Task description:
Set the listing down again exactly, please, apart from its pictures.

------ Data excerpt ------

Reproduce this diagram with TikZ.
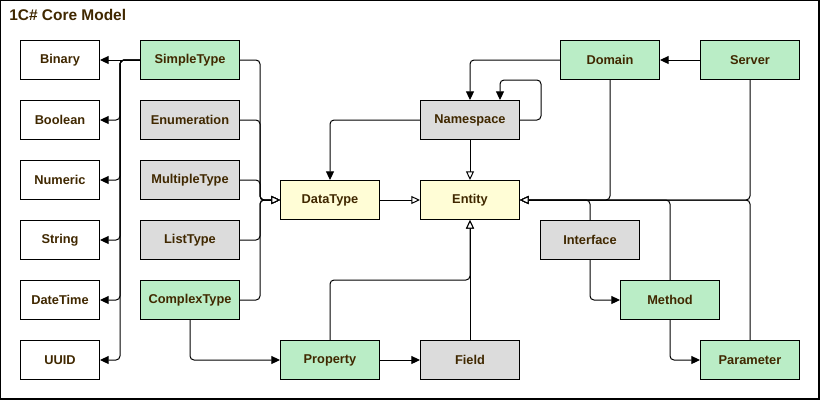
\documentclass[tikz,border=0pt]{standalone}
\usepackage{fontspec}
\setmainfont{Liberation Sans}
\usetikzlibrary{arrows.meta,calc}
\definecolor{txt}{HTML}{402800}
\definecolor{gfill}{HTML}{BAEDC6}
\definecolor{grfill}{HTML}{DCDCDC}
\definecolor{yfill}{HTML}{FFFDD6}
\tikzset{
  box/.style={draw=black, line width=0.75pt, minimum width=74.25pt, minimum height=29.25pt, inner sep=0pt,
    font=\fontsize{9.6pt}{11pt}\selectfont\bfseries, text=txt},
  prim/.style={box, fill=white, minimum width=59.25pt},
  greenbox/.style={box, fill=gfill},
  graybox/.style={box, fill=grfill},
  yellowbox/.style={box, fill=yfill},
  conn/.style={draw=black, line width=0.75pt, rounded corners=3pt},
  filled/.style={-{Triangle[length=6.5pt,width=6pt]}},
  gen/.style={-{Triangle[open,length=6.5pt,width=6pt,fill=white]}},
}
\begin{document}
\begin{tikzpicture}[x=0.75pt,y=-0.75pt]
\useasboundingbox (0,0) rectangle (821,401);
\fill[white] (0,0) rectangle (821,401);
\draw[line width=1.1pt] (0.6,0.6) rectangle (819,399);
\node[anchor=base west, font=\fontsize{11.6pt}{13pt}\selectfont\bfseries, text=txt, inner sep=0pt] (title) at (9,20) {1C\# Core Model};
% primitive column
\node[prim] (binary) at (60,60) {Binary};
\node[prim] (boolean) at (60,120) {Boolean};
\node[prim] (numeric) at (60,180) {Numeric};
\node[prim] (string) at (60,240) {String};
\node[prim] (datetime) at (60,300) {DateTime};
\node[prim] (uuid) at (60,360) {UUID};
% type column
\node[greenbox] (simple) at (190,60) {SimpleType};
\node[graybox] (enum) at (190,120) {Enumeration};
\node[graybox] (multiple) at (190,180) {MultipleType};
\node[graybox] (list) at (190,240) {ListType};
\node[greenbox] (complex) at (190,300) {ComplexType};
% core
\node[yellowbox] (datatype) at (330,200) {DataType};
\node[yellowbox] (entity) at (470,200) {Entity};
\node[graybox] (namespace) at (470,120) {Namespace};
\node[greenbox] (domain) at (610,60) {Domain};
\node[greenbox] (server) at (750,60) {Server};
\node[graybox] (interface) at (590,240) {Interface};
\node[greenbox] (method) at (670,300) {Method};
\node[greenbox] (parameter) at (750,360) {Parameter};
\node[greenbox] (property) at (330,360) {Property};
\node[graybox] (field) at (470,360) {Field};
% helper coordinates
\coordinate (busL) at (120,0);
\coordinate (busR) at (260,0);
\coordinate (nsloop) at (500,80);
\begin{scope}[shift={(0.5,0.5)}]
% SimpleType -> primitives
\draw[conn,filled] (simple.west) -- (binary.east);
\foreach \p in {boolean,numeric,string,datetime,uuid}{
  \draw[conn,filled] (simple.west) -- (simple.west -| busL) |- (\p.east);
}
% types -> DataType
\foreach \t in {simple,enum,multiple,list,complex}{
  \draw[conn,gen] (\t.east) -- (\t.east -| busR) |- (datatype.west);
}
% Namespace
\draw[conn,filled] (namespace.west) -| (datatype.north);
\draw[conn,gen] (namespace.south) -- (entity.north);
\draw[conn,filled] (namespace.east) -- ++(21,0) |- (nsloop) -- (nsloop |- namespace.north);
\draw[conn,filled] (domain.west) -| (namespace.north);
\draw[conn,filled] (server.west) -- (domain.east);
\draw[conn,gen] (datatype.east) -- (entity.west);
% -> Entity from right
\draw[conn,gen] (domain.south) |- (entity.east);
\draw[conn,gen] (server.south) |- (entity.east);
\draw[conn,gen] (interface.north) |- (entity.east);
\draw[conn,gen] (method.north) |- (entity.east);
\draw[conn,gen] (parameter.north) |- (entity.east);
% members
\draw[conn,filled] (interface.south) |- (method.west);
\draw[conn,filled] (method.south) |- (parameter.west);
\draw[conn,filled] (complex.south) |- (property.west);
\draw[conn,filled] (property.east) -- (field.west);
\draw[conn,gen] (property.north) -- ++(0,-60) -| (entity.south);
\draw[conn,gen] (field.north) -- (entity.south);
\end{scope}
\end{tikzpicture}
\end{document}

------

Correct output:
Reproduce this diagram with TikZ.
\documentclass[tikz,border=0pt]{standalone}
\usepackage{fontspec}
\setmainfont{Liberation Sans}
\usetikzlibrary{arrows.meta,calc}
\definecolor{txt}{HTML}{402800}
\definecolor{gfill}{HTML}{BAEDC6}
\definecolor{grfill}{HTML}{DCDCDC}
\definecolor{yfill}{HTML}{FFFDD6}
\tikzset{
  box/.style={draw=black, line width=0.75pt, minimum width=74.25pt, minimum height=29.25pt, inner sep=0pt,
    font=\fontsize{9.6pt}{11pt}\selectfont\bfseries, text=txt},
  prim/.style={box, fill=white, minimum width=59.25pt},
  greenbox/.style={box, fill=gfill},
  graybox/.style={box, fill=grfill},
  yellowbox/.style={box, fill=yfill},
  conn/.style={draw=black, line width=0.75pt, rounded corners=3pt},
  filled/.style={-{Triangle[length=6.5pt,width=6pt]}},
  gen/.style={-{Triangle[open,length=6.5pt,width=6pt,fill=white]}},
}
\begin{document}
\begin{tikzpicture}[x=0.75pt,y=-0.75pt]
\useasboundingbox (0,0) rectangle (821,401);
\fill[white] (0,0) rectangle (821,401);
\draw[line width=1.1pt] (0.6,0.6) rectangle (819,399);
\node[anchor=base west, font=\fontsize{11.6pt}{13pt}\selectfont\bfseries, text=txt, inner sep=0pt] (title) at (9,20) {1C\# Core Model};
% primitive column
\node[prim] (binary) at (60,60) {Binary};
\node[prim] (boolean) at (60,120) {Boolean};
\node[prim] (numeric) at (60,180) {Numeric};
\node[prim] (string) at (60,240) {String};
\node[prim] (datetime) at (60,300) {DateTime};
\node[prim] (uuid) at (60,360) {UUID};
% type column
\node[greenbox] (simple) at (190,60) {SimpleType};
\node[graybox] (enum) at (190,120) {Enumeration};
\node[graybox] (multiple) at (190,180) {MultipleType};
\node[graybox] (list) at (190,240) {ListType};
\node[greenbox] (complex) at (190,300) {ComplexType};
% core
\node[yellowbox] (datatype) at (330,200) {DataType};
\node[yellowbox] (entity) at (470,200) {Entity};
\node[graybox] (namespace) at (470,120) {Namespace};
\node[greenbox] (domain) at (610,60) {Domain};
\node[greenbox] (server) at (750,60) {Server};
\node[graybox] (interface) at (590,240) {Interface};
\node[greenbox] (method) at (670,300) {Method};
\node[greenbox] (parameter) at (750,360) {Parameter};
\node[greenbox] (property) at (330,360) {Property};
\node[graybox] (field) at (470,360) {Field};
% helper coordinates
\coordinate (busL) at (120,0);
\coordinate (busR) at (260,0);
\coordinate (nsloop) at (500,80);
\begin{scope}[shift={(0.5,0.5)}]
% SimpleType -> primitives
\draw[conn,filled] (simple.west) -- (binary.east);
\foreach \p in {boolean,numeric,string,datetime,uuid}{
  \draw[conn,filled] (simple.west) -- (simple.west -| busL) |- (\p.east);
}
% types -> DataType
\foreach \t in {simple,enum,multiple,list,complex}{
  \draw[conn,gen] (\t.east) -- (\t.east -| busR) |- (datatype.west);
}
% Namespace
\draw[conn,filled] (namespace.west) -| (datatype.north);
\draw[conn,gen] (namespace.south) -- (entity.north);
\draw[conn,filled] (namespace.east) -- ++(21,0) |- (nsloop) -- (nsloop |- namespace.north);
\draw[conn,filled] (domain.west) -| (namespace.north);
\draw[conn,filled] (server.west) -- (domain.east);
\draw[conn,gen] (datatype.east) -- (entity.west);
% -> Entity from right
\draw[conn,gen] (domain.south) |- (entity.east);
\draw[conn,gen] (server.south) |- (entity.east);
\draw[conn,gen] (interface.north) |- (entity.east);
\draw[conn,gen] (method.north) |- (entity.east);
\draw[conn,gen] (parameter.north) |- (entity.east);
% members
\draw[conn,filled] (interface.south) |- (method.west);
\draw[conn,filled] (method.south) |- (parameter.west);
\draw[conn,filled] (complex.south) |- (property.west);
\draw[conn,filled] (property.east) -- (field.west);
\draw[conn,gen] (property.north) -- ++(0,-60) -| (entity.south);
\draw[conn,gen] (field.north) -- (entity.south);
\end{scope}
\end{tikzpicture}
\end{document}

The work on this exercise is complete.